Al di là del Bene e del Male

Una storia sbagliata, e L’estate muore giovane, massacrata dalla banalità del Male. Tre ragazzini, non sai se eroi, vittime o mucchio selvaggio. Scrive Mirko Sabatino, quarantenne nato a Foggia e ora pendolare fra Roma e Nardò: «Un’azione, per quanto specifica ed estrema, non basta a collocare un individuo nelle categorie del Bene o del Male. Non lo definisce nel suo insieme, e non gli impedisce di compiere un’azione di segno contrario in un’altra situazione o momento dell’esistenza».

Mirko Sabatino ha scritto un romanzo d’esordio d’intensità bruciante, come quel sole del Gargano che, insieme all’evocativa città di Troia del Subappennino dauno, anch’essa luogo di ambientazione del romanzo, dà alla vicenda risonanze mitiche.

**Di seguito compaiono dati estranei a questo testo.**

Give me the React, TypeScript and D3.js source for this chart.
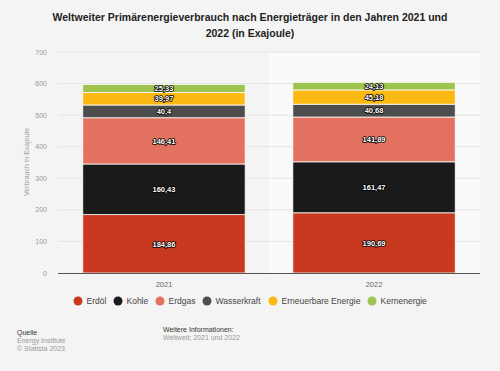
import React from "react";
import * as d3 from "d3";

const years = ["2021", "2022"];
const series = ["Erdöl", "Kohle", "Erdgas", "Wasserkraft", "Erneuerbare Energie", "Kernenergie"];
const erdoel = [184.86, 190.69];
const kohle = [160.43, 161.47];
const erdgas = [146.41, 141.89];
const wasserkraft = [40.4, 40.68];
const erneuerbare = [39.97, 45.18];
const kernenergie = [25.33, 24.13];
const yTicks = [0, 100, 200, 300, 400, 500, 600, 700];
const colors = ["#c8391f", "#1a1a1a", "#e2725f", "#4d4d4d", "#fdb913", "#9dc44d"];
const legendX = [78, 118, 160, 207, 273, 372];

const W = 500, H = 371;
const plot = { left: 58, right: 480, top: 52, bottom: 273 };
const font = "'Liberation Sans', Arial, Helvetica, sans-serif";

function fmt(v: number) {
  return String(v).replace(".", ",");
}

export default function App() {
  const values = [erdoel, kohle, erdgas, wasserkraft, erneuerbare, kernenergie];
  const rows = years.map((y, i) => {
    const r: any = { year: y };
    series.forEach((s, k) => (r[s] = values[k][i]));
    return r;
  });
  const stack = d3.stack<any>().keys(series)(rows);
  const x = d3.scaleBand().domain(years).range([plot.left, plot.right]).paddingInner(0.227).paddingOuter(0.118);
  const y = d3.scaleLinear().domain([0, 700]).range([plot.bottom, plot.top]);
  const step = x.step();
  const hlX = (x("2022") as number) - (step * 0.227) / 2;

  return (
    <svg width={W} height={H} style={{ position: "absolute", left: 0, top: 0, fontFamily: font }}>
      <rect width={W} height={H} fill="#f4f4f4" />
      <rect x={hlX} y={plot.top} width={plot.right - hlX} height={plot.bottom - plot.top} fill="#fafafa" />
      <text x={250} y={21} textAnchor="middle" fontSize={10.5} fontWeight="bold" fill="#222">
        Weltweiter Primärenergieverbrauch nach Energieträger in den Jahren 2021 und
      </text>
      <text x={250} y={37} textAnchor="middle" fontSize={10.5} fontWeight="bold" fill="#222">
        2022 (in Exajoule)
      </text>
      {yTicks.map((t) => (
        <g key={t}>
          {t > 0 && <line x1={plot.left} x2={plot.right} y1={y(t)} y2={y(t)} stroke="#e4e4e4" strokeWidth={1} />}
          <text x={47} y={y(t) + 2.5} textAnchor="end" fontSize={7} fill="#999">
            {t}
          </text>
        </g>
      ))}
      <text transform={`translate(29,162) rotate(-90)`} textAnchor="middle" fontSize={7} fill="#999">
        Verbrauch in Exajoule
      </text>
      {stack.map((layer, k) => (
        <g key={series[k]}>
          {layer.map((d, i) => (
            <rect
              key={i}
              x={x(years[i])}
              y={y(d[1])}
              width={x.bandwidth()}
              height={y(d[0]) - y(d[1])}
              fill={colors[k]}
              stroke="#fff"
              strokeWidth={0.8}
            />
          ))}
        </g>
      ))}
      {stack.map((layer, k) => (
        <g key={"l" + series[k]}>
          {layer.map((d, i) => (
            <text
              key={i}
              x={(x(years[i]) as number) + x.bandwidth() / 2}
              y={(y(d[0]) + y(d[1])) / 2 + 2.7}
              textAnchor="middle"
              fontSize={7.5}
              fontWeight="bold"
              fill="#fff"
              stroke="#000"
              strokeWidth={1.6}
              strokeLinejoin="round"
              style={{ paintOrder: "stroke" }}
            >
              {fmt(values[k][i])}
            </text>
          ))}
        </g>
      ))}
      <line x1={plot.left} x2={plot.right} y1={plot.bottom + 0.5} y2={plot.bottom + 0.5} stroke="#555" strokeWidth={1} />
      {years.map((yr) => (
        <text key={yr} x={(x(yr) as number) + x.bandwidth() / 2} y={287} textAnchor="middle" fontSize={7.5} fill="#666">
          {yr}
        </text>
      ))}
      {series.map((s, k) => (
        <g key={"lg" + s}>
          <circle cx={legendX[k]} cy={301} r={4.5} fill={colors[k]} />
          <text x={legendX[k] + 8.5} y={304} fontSize={8.5} fill="#444">
            {s}
          </text>
        </g>
      ))}
      <text x={17} y={335} fontSize={7} fill="#333">Quelle</text>
      <text x={17} y={343} fontSize={7} fill="#999">Energy Institute</text>
      <text x={17} y={351} fontSize={7} fill="#999">© Statista 2023</text>
      <text x={163} y={332} fontSize={7} fill="#333">Weitere Informationen:</text>
      <text x={163} y={340} fontSize={7} fill="#999">Weltweit; 2021 und 2022</text>
    </svg>
  );
}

Tutto comincia con un’alleanza o patto di sangue, una specie di affiliazione. Estate del ’63, nell’aria c’è il primo disco dei Beatles e il sogno di Martin Luther King. Primo, voce narrante, orfano di padre, Damiano Danza, il leader, e Mimmo Lepore, futuro seminarista, sono sempre insieme a riempire il nulla di giornate afose ciondolando fra i vicoli del paese e la scogliera, loro rifugio segreto. Accade quindi che Mimmo subisca la violenza di un gruppo di teppistelli, i tre amici allora decidono di vendicarsi. Lo fanno e poi, eccitati dal successo, s’impegnano solennemente a intervenire sempre l’uno a sostegno dell’altro. Con un rituale che sembra un gioco o una fantasia innocente, «…e che queste lame siano come i denti di una tigre sulle spighe, ma come quelli di un infante sulla mano dell’uomo…». E invece no. L’estate muore giovane non è la via Pal. In agguato c’è Stephen King, uno dei maestri cui in epigrafe è dedicato il romanzo (insieme a Salinger, Hemingway, John Fante e Sandro Veronesi).

L’estate muore giovane è un crescendo d’orrore con punte splatter, un violento addio all’innocenza sull’ambiguo crinale fra responsabilità ed epica: da una parte la necessità di agire, dall’altra quel bisogno, sempre più morboso, di costruirsi una leggenda. A futura memoria. Sfidando i propri limiti nello scontro con l’altro. L’assenza dei padri confonde l’orizzonte. Le colpe degli adulti lo offuscano. Tre ragazzini soli nella tempesta di scelte più grandi di loro. Le controversie adolescenziali s’ingarbugliano con rancori e cupidigie degli adulti. Tutto può succedere, anche il peggio. E, in effetti, accade proprio quello. Ovviamente non diremo cosa.

Diciamo invece che L’estate muore giovane è romanzo ricco di raffinate citazioni. Alcune esplicite, altre fra le righe. Forte valenza letteraria ha, per esempio, la mamma di Damiano, con le sue inquietudini flaubertiane. Stessa ambiguità e suggestione di un cavallo di Troia ha la mastodontica mietitrebbia, «rossa e maestosa», orgoglio tecnologico della fattoria dei Danza.

L’estate muore giovane ha ritmo serrato d’azione, soprattutto nell’ultima parte, ma è innervato da una forte tensione morale che dà profondità alla storia, come la riflessione dostoevskiana d’apertura del babbo matto di Mimmo. O questa, bilancio definitivo di Primo quando dopo anni racconta l’epifania del Male ai suoi occhi di ragazzino ancora innocente: «Era la prima volta che lo vedevo così da vicino, e all’improvviso mi sorpresi a pensare a quanto fosse vero. Era una qualità trasversale a oggetti, animali e persone, che abbatteva i confini tra le categorie, vanificava nomi e classificazioni, gerarchie».

Al di là del Bene e del Male, c’è la verità della vita. Con il suo intangibile mistero.